We had about 8 wheelbarrow loads. The rhubarb got the first load, because it was suffering from a lack of attention. Then the fruit trees, the tomatoes, the empty beds, and the peas, in that order.

When we had the first barrow load sieved I made Dominic come and admire, because he and FDPG had recently done a Compost Presentation for 4-H. They put in a lot of time studying the mechanics of making compost and making up a very lively demonstration, complete with costumes and signs and models, for the competition. Amazingly, they won the District Demos with this presentation. Their presentation rocked the big one, if I may say so, so I figured he would be interested in seeing how our compost changed so drastically over the winter.

"Wow!" he said. "I didn't think it would really do that."

Yes, he really did say that. Fortunately there was a big screened window in between us, or that barrow load of compost might have winged its way onto his head.
FDPG took a lot of photos, when she wasn't slaving away with her freezie. Oops, I meant working in the garden. It's hard to know sometimes just what she's getting up in the garden.

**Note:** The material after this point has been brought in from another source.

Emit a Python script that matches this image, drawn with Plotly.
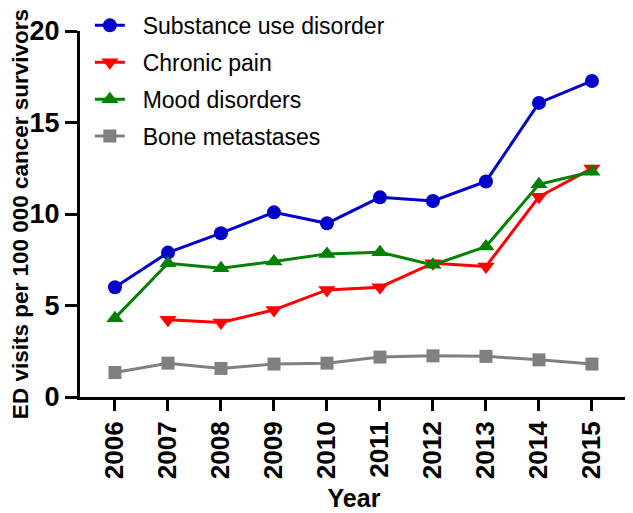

I like this shot. In case you're wondering what it's a shot OF, well, I'll tell you: that wheel is part of a pulley system that lets a bucket go up and down from our deck to the back yard. It's a very handy way of getting produce into the kitchen, stat.

Another in the fabulous line of David Austen roses. This one is Evelyn, of Crabtree fame. It's very delicately apricot.
My new cucumber trellis. I'm thinking of painting it a very unusual blue. Any thoughts on this? Don't hold back now, although I should say that I have nixed yellow, black, white, and red at this point. I'm leaning towards an unusual blue or some kind of glow-in-the-dark green.
A Maltese Cross. Not many people grow them but they are an exceptional plant for the herbaceous border.

Yes, I really DID just say herbaceous border. I must be hitting my dotage or something, because that term is starting to roll off my tongue rather easily of late.

Finally, a Westerland rose. I've had this rose for three years and this year it's been positively spectacular. As in shocking amounts of bloom. As in intoxicating scents wafting across the yard. As in healthy green leaves waving about in the breeze, framing those indecently gorgeous blooms so perfectly.